● The exercise: Restate the listing below word for word, omitting any images.

● Dataset content:

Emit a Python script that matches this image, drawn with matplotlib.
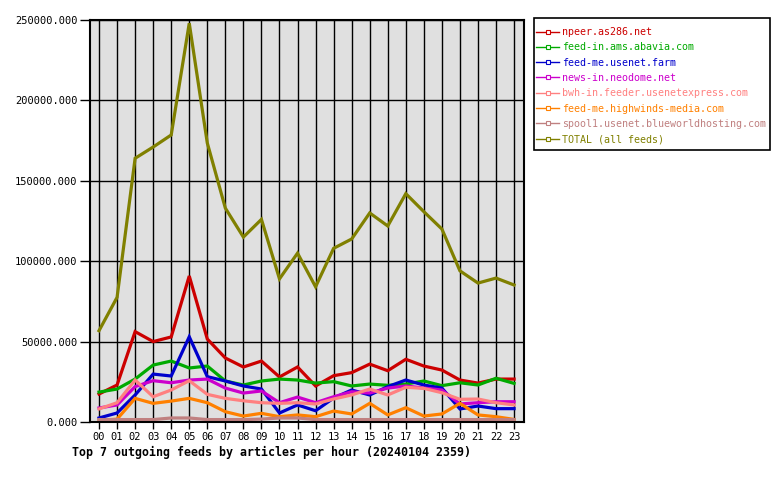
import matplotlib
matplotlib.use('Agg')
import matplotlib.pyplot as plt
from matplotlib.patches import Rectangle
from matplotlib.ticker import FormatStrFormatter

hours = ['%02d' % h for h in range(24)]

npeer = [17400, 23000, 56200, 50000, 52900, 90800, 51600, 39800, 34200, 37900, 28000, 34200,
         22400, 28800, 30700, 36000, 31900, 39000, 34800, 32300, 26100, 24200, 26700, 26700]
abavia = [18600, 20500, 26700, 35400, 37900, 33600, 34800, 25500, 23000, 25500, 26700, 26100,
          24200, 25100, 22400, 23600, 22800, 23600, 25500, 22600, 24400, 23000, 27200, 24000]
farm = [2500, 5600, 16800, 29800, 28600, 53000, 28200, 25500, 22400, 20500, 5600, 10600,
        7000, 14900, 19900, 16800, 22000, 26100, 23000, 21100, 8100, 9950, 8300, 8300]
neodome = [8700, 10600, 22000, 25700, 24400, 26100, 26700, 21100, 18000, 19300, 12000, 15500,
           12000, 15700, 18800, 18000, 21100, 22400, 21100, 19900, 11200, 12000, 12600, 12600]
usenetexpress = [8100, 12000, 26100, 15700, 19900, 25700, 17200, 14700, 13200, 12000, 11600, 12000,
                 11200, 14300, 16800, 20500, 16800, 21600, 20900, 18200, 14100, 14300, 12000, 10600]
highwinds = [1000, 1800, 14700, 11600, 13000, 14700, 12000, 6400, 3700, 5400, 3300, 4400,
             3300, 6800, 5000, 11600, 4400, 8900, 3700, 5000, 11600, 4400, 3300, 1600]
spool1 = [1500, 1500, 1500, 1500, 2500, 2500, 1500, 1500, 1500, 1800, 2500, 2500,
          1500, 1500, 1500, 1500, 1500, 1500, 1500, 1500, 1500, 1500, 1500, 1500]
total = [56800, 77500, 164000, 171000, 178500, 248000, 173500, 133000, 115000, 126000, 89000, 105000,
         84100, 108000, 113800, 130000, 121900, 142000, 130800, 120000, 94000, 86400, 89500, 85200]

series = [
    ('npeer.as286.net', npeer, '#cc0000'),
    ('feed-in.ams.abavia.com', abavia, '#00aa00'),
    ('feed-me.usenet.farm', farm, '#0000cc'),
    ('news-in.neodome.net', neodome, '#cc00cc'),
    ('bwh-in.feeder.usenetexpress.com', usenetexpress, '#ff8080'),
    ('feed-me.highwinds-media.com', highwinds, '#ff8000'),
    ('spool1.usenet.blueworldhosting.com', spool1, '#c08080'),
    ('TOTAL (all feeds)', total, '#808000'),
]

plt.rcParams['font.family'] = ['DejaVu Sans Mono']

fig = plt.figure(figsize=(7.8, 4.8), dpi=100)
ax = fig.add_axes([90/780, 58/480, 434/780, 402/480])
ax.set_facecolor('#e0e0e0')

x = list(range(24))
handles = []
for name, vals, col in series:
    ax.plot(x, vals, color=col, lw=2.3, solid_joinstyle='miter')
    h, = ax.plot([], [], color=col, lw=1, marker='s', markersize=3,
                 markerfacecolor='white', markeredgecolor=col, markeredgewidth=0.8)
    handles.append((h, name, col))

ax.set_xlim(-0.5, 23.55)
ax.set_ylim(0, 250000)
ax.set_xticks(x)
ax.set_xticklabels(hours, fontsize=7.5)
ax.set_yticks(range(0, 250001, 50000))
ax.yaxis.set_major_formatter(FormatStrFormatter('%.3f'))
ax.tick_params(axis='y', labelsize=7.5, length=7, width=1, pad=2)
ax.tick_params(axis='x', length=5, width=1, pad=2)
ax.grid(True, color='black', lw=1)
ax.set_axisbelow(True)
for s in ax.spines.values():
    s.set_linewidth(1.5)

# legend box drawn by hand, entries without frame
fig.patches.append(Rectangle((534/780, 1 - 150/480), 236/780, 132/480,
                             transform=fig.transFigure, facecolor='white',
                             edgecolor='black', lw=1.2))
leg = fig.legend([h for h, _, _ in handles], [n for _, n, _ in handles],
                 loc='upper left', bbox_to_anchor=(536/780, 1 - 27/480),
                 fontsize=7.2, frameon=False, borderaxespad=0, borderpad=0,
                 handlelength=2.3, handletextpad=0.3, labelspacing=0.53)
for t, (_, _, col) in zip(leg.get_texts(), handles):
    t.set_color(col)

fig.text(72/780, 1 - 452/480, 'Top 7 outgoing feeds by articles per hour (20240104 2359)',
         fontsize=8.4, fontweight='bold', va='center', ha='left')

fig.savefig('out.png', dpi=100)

● Result below:
Emit a Python script that matches this image, drawn with matplotlib.
import matplotlib
matplotlib.use('Agg')
import matplotlib.pyplot as plt
from matplotlib.patches import Rectangle
from matplotlib.ticker import FormatStrFormatter

hours = ['%02d' % h for h in range(24)]

npeer = [17400, 23000, 56200, 50000, 52900, 90800, 51600, 39800, 34200, 37900, 28000, 34200,
         22400, 28800, 30700, 36000, 31900, 39000, 34800, 32300, 26100, 24200, 26700, 26700]
abavia = [18600, 20500, 26700, 35400, 37900, 33600, 34800, 25500, 23000, 25500, 26700, 26100,
          24200, 25100, 22400, 23600, 22800, 23600, 25500, 22600, 24400, 23000, 27200, 24000]
farm = [2500, 5600, 16800, 29800, 28600, 53000, 28200, 25500, 22400, 20500, 5600, 10600,
        7000, 14900, 19900, 16800, 22000, 26100, 23000, 21100, 8100, 9950, 8300, 8300]
neodome = [8700, 10600, 22000, 25700, 24400, 26100, 26700, 21100, 18000, 19300, 12000, 15500,
           12000, 15700, 18800, 18000, 21100, 22400, 21100, 19900, 11200, 12000, 12600, 12600]
usenetexpress = [8100, 12000, 26100, 15700, 19900, 25700, 17200, 14700, 13200, 12000, 11600, 12000,
                 11200, 14300, 16800, 20500, 16800, 21600, 20900, 18200, 14100, 14300, 12000, 10600]
highwinds = [1000, 1800, 14700, 11600, 13000, 14700, 12000, 6400, 3700, 5400, 3300, 4400,
             3300, 6800, 5000, 11600, 4400, 8900, 3700, 5000, 11600, 4400, 3300, 1600]
spool1 = [1500, 1500, 1500, 1500, 2500, 2500, 1500, 1500, 1500, 1800, 2500, 2500,
          1500, 1500, 1500, 1500, 1500, 1500, 1500, 1500, 1500, 1500, 1500, 1500]
total = [56800, 77500, 164000, 171000, 178500, 248000, 173500, 133000, 115000, 126000, 89000, 105000,
         84100, 108000, 113800, 130000, 121900, 142000, 130800, 120000, 94000, 86400, 89500, 85200]

series = [
    ('npeer.as286.net', npeer, '#cc0000'),
    ('feed-in.ams.abavia.com', abavia, '#00aa00'),
    ('feed-me.usenet.farm', farm, '#0000cc'),
    ('news-in.neodome.net', neodome, '#cc00cc'),
    ('bwh-in.feeder.usenetexpress.com', usenetexpress, '#ff8080'),
    ('feed-me.highwinds-media.com', highwinds, '#ff8000'),
    ('spool1.usenet.blueworldhosting.com', spool1, '#c08080'),
    ('TOTAL (all feeds)', total, '#808000'),
]

plt.rcParams['font.family'] = ['DejaVu Sans Mono']

fig = plt.figure(figsize=(7.8, 4.8), dpi=100)
ax = fig.add_axes([90/780, 58/480, 434/780, 402/480])
ax.set_facecolor('#e0e0e0')

x = list(range(24))
handles = []
for name, vals, col in series:
    ax.plot(x, vals, color=col, lw=2.3, solid_joinstyle='miter')
    h, = ax.plot([], [], color=col, lw=1, marker='s', markersize=3,
                 markerfacecolor='white', markeredgecolor=col, markeredgewidth=0.8)
    handles.append((h, name, col))

ax.set_xlim(-0.5, 23.55)
ax.set_ylim(0, 250000)
ax.set_xticks(x)
ax.set_xticklabels(hours, fontsize=7.5)
ax.set_yticks(range(0, 250001, 50000))
ax.yaxis.set_major_formatter(FormatStrFormatter('%.3f'))
ax.tick_params(axis='y', labelsize=7.5, length=7, width=1, pad=2)
ax.tick_params(axis='x', length=5, width=1, pad=2)
ax.grid(True, color='black', lw=1)
ax.set_axisbelow(True)
for s in ax.spines.values():
    s.set_linewidth(1.5)

# legend box drawn by hand, entries without frame
fig.patches.append(Rectangle((534/780, 1 - 150/480), 236/780, 132/480,
                             transform=fig.transFigure, facecolor='white',
                             edgecolor='black', lw=1.2))
leg = fig.legend([h for h, _, _ in handles], [n for _, n, _ in handles],
                 loc='upper left', bbox_to_anchor=(536/780, 1 - 27/480),
                 fontsize=7.2, frameon=False, borderaxespad=0, borderpad=0,
                 handlelength=2.3, handletextpad=0.3, labelspacing=0.53)
for t, (_, _, col) in zip(leg.get_texts(), handles):
    t.set_color(col)

fig.text(72/780, 1 - 452/480, 'Top 7 outgoing feeds by articles per hour (20240104 2359)',
         fontsize=8.4, fontweight='bold', va='center', ha='left')

fig.savefig('out.png', dpi=100)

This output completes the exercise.